Astronomers Finally Found Clues To The Position Of A Missing Neutron Star

The iconic image of Supernova SN 1987 A and its odd rings. ESA/Hubble/NASA

For decades, astronomers have been on the hunt for a neutron star. It formed in a supernova seen on February 1987, the closest to Earth in 400 years. It happened 168,000 light-years away inside the Large Magellanic Cloud. Until now, astronomers couldn’t find it.

Now, thanks to the incredible power of the Atacama Large Millimeter/submillimeter Array (ALMA), astronomers have found clues to where the missing neutron star, called SN 1987A, resides. The finding is reported in The Astrophysical Journal.

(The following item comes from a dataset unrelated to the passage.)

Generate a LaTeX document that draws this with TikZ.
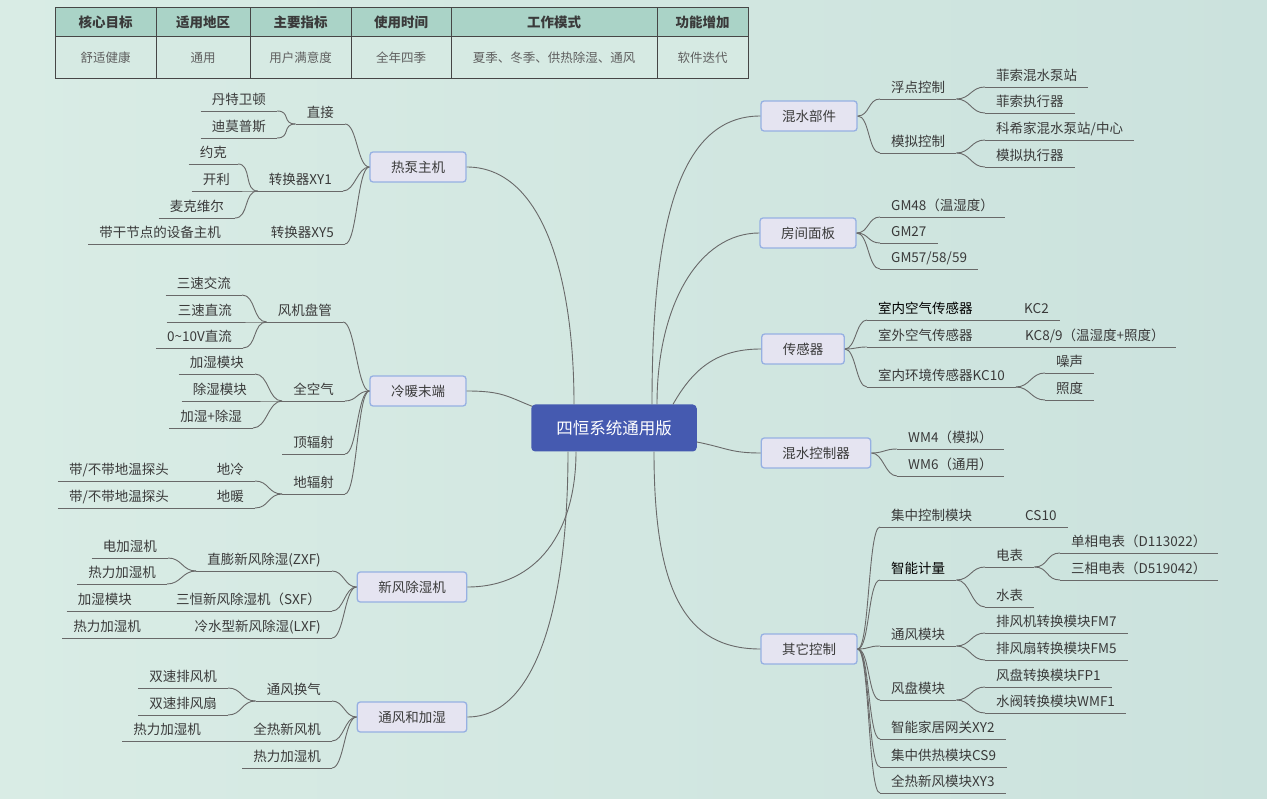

The neutron star is deep within a dense cloud of cosmic dust and cannot be seen directly. However, the energy released by the neutron star is heating up the dust, making it shine in wavelengths that can be spotted by ALMA.

"For the very first time, we can tell that there is a neutron star inside this cloud within the supernova remnant. Its light has been veiled by a very thick cloud of dust, blocking the direct light from the neutron star at many wavelengths like fog masking a spotlight," said lead author of the study Dr Phil Cigan, from Cardiff University, in a statement.

SN 1987A was a pretty typical supernova: it was a star at the end of its life that ran out of fuel, its outer layers falling away due to the gravity of no longer being pushed away by radiation. The catastrophic collapse led to the release of an enormous amount of energy ripping the star apart and leaving a neutron star behind. But since they couldn’t find it, researchers started to question if their assumptions were correct. 

"Our new findings will now enable astronomers to better understand how massive stars end their lives, leaving behind these extremely dense neutron stars," explained Dr Mikako Matsuura, another leading member of the study.

"We are confident that this neutron star exists behind the cloud and that we know its precise location. Perhaps when the dust cloud begins to clear up in the future, astronomers will be able to directly see the neutron star for the very first time."

To finally spot this neutron star, we might have to wait a while. However, you never know, a closer supernova might explode in the meantime.